Issue 108 |

rev. of The Earth in the Attic by Fady Joudah

by

The Earth in the Attic, poems by Fady Joudah (Yale):  Wallace Stevens wrote of the extraordinary pressure of news, how "the consciousness of the world" fixes on events that make "the ordinary movement of life seem to be the movement of people in the intervals of a storm. " Fady Joudah's debut collection explores both storms and intervals: the heavy weather and contemplative spaces of dislocation and exile. With engaging complexity, his poems filter contemporary news—its time and locales—through more universal lenses of lyric and parable (often with a second-person call-to-attention) and compellingly parallel human behavior and its host landscapes. In "Atlas," the powerful opening salvo, he begins:

The end of the road is a beautiful mirage:

White jeeps with mottos, white

And blue tarps where the dust gnaws
At your nostrils like a locust cloud
Or a helicopter thrashing the earth,
Wheat grains peppering the sky.

For now

Let me tell you a fable:

 

The opening line, somewhere between direct observation and figuration, segues into tangible objects in a figurative swirl: animate and non-sentient subjects engage, along with nouns and verbs in gerund forms. Beyond the object-figure collage, the shortest line in the poem, "For now," while suggesting an ephemeral nonchalance, also announces the stern and elegiac necessity to heed the tale about to unfold. That narrative is as much pastoral—hawks, hoopoes, and acacias—as it is political: hand-grenades, checkpoints, and jets. At poem's end, a fractured world is somewhat synthesized by our presence: when a nameless driver says, "Then you are one of us," both speaker and reader are implicated and brought into belonging. We begin to feel the burdens of individuals in the intervals of a storm.

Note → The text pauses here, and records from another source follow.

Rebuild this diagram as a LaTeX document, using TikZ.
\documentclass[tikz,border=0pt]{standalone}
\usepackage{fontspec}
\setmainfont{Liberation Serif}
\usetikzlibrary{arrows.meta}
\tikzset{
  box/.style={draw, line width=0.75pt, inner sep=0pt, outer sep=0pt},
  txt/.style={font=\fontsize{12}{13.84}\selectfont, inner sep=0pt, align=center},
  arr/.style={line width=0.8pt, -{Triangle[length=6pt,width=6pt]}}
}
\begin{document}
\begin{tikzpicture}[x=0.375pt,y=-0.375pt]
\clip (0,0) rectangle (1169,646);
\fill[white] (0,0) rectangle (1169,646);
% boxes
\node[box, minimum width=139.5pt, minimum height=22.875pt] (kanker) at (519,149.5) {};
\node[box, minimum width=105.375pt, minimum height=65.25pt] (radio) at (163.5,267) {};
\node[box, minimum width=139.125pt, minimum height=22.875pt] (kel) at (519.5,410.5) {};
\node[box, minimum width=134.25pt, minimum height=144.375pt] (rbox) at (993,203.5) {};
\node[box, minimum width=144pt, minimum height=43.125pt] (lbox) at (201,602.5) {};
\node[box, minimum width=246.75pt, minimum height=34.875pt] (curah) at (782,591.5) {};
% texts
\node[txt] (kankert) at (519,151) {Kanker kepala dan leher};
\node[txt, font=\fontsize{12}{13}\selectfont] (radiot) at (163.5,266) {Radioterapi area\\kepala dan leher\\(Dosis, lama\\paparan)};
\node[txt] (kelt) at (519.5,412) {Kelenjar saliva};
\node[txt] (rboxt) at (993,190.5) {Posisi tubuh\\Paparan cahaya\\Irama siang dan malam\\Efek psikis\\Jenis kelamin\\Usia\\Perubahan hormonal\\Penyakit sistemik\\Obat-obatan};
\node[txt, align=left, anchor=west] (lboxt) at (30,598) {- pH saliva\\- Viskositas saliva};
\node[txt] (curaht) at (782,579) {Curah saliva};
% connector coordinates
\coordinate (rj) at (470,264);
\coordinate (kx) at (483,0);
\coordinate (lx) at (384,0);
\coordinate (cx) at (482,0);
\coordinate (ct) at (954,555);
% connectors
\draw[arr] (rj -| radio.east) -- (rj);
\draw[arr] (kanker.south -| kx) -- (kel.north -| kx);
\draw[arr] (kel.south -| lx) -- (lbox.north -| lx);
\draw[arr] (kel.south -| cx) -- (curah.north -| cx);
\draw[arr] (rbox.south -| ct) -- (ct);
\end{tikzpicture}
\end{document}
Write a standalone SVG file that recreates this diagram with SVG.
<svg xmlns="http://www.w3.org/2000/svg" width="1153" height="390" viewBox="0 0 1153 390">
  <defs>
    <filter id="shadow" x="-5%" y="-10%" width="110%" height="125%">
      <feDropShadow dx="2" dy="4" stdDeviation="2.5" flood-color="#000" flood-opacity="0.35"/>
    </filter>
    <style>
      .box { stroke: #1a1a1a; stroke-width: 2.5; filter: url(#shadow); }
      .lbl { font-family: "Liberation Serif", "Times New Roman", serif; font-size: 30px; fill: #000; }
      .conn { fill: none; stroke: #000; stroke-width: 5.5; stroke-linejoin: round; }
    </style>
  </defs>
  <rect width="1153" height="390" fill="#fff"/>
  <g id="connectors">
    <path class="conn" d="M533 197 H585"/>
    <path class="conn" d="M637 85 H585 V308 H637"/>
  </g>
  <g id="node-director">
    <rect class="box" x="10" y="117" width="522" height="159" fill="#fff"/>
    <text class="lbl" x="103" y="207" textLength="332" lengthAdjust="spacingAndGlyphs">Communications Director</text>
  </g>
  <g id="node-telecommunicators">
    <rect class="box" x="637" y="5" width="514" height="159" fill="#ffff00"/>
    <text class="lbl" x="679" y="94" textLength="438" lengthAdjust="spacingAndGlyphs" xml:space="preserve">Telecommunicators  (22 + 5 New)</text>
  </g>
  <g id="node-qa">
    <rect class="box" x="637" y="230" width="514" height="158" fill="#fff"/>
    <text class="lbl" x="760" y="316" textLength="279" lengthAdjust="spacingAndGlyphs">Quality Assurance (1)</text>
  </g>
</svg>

The implication factor in these poems often surprises, especially given the fabular feel of the landscape and its fleetingly encountered characters. Namelessness inhabits these poems in realms human and otherwise. Flowers are lent names that are taken back, flaps of peeling bark mark "trees whose names I do not know, and where / Would I find a botany guide here." Descriptions, sans naming, produce a startling simultaneity of presence and distance. In "Pulse," one of the book's best poems at balancing riveting portraiture with the measured reserve of tales, we learn that

 
Halimah's mother did not seem aware Halimah was dying.
 
You should have seen Halimah fight her airlessness
Twisting around for a comfortable spot in the world.
 

The choices involving names—the dying child named, the surviving mother not—and the second-person implication—"You should have seen"—feel colloquial yet grave. Hope regularly arrives and departs, as later in the poem, when we 're told "He came, the humanitarian man, / He came and loved, then he went." The nameless are too much with us, and they're fleeting.

These poems engender a simmering sympathy for those who bear personal and political burdens in the world, yet they maintain an emotionally taut diplomacy that eschews bathos and easy, partisan allegiances. Thus, a poem like "Resistance," ostensibly about a couple who silently disagree on when to harvest grapes, possesses a similar political gravitas as "Scarecrow," a poem that highlights Joudah's gifts for blending pastoral and political.

 
The rice field birds are too clever for scarecrows,
They know what they love, milk in the grain.
 
When it happens, there will be no time to look for anyone.
Husband, children, nine brothers and sisters.
 
You will drop your sugarcane-stick-beating of plastic bucket,
Stop shouting at birds and run.
 

If true pastorals are identified by location—the quiet, serene pasture—Joudah's lyrics are modern-day anti-pastorals, far more Darwinian than Edenic. Gaps between the natural world and the politics that color human behavior are negligible: the garden-world verges on nightmare, although humor, meticulous attention, and the poetic act of pushing back on reality help balance these sobering lyrics. The collection 's title appears in "Along Came a Spider": after a heavy downpour, "spiders bloom anywhere there's a web-hold / And the earth is like an attic." It's another reminder of a present-tense space that bears the weight of the past (attic as storage space) while suggesting some hopes for sustenance. In similar fashion, "Love Poem" privileges the imperative "say" as a conditional call-to-arms for imagination. Its penultimate line refers to "dreams," but one can easily substitute "poems" and recognize the keen, diligent heart of this collection, its dedicated resistance: "Say anything that doesn't wake me / From my morning sleep, / My dreams take too long / And I must finish them. "

Joudah's biography—a child of refugees, he's a Palestinian-American physician who worked in Zambia and Darfur for Doctors Without Borders—amplifies these lyrics, but they sing for themselves. Their beautifully rendered testimony walks a socio-political tightrope and emerges, shaped and challenged by contexts, on the universal side of the falls, where exiles might find place and the dispossessed, a foothold.  —Michael Morse

Michael Morse is a 2008-2009 fellow at the Fine Arts Work Center in Provincetown, and has published poems in A Public Space, Agni, The Canary, Field, Ploughshares, and Tin House. He teaches English at the Ethical Culture Fieldston School in New York.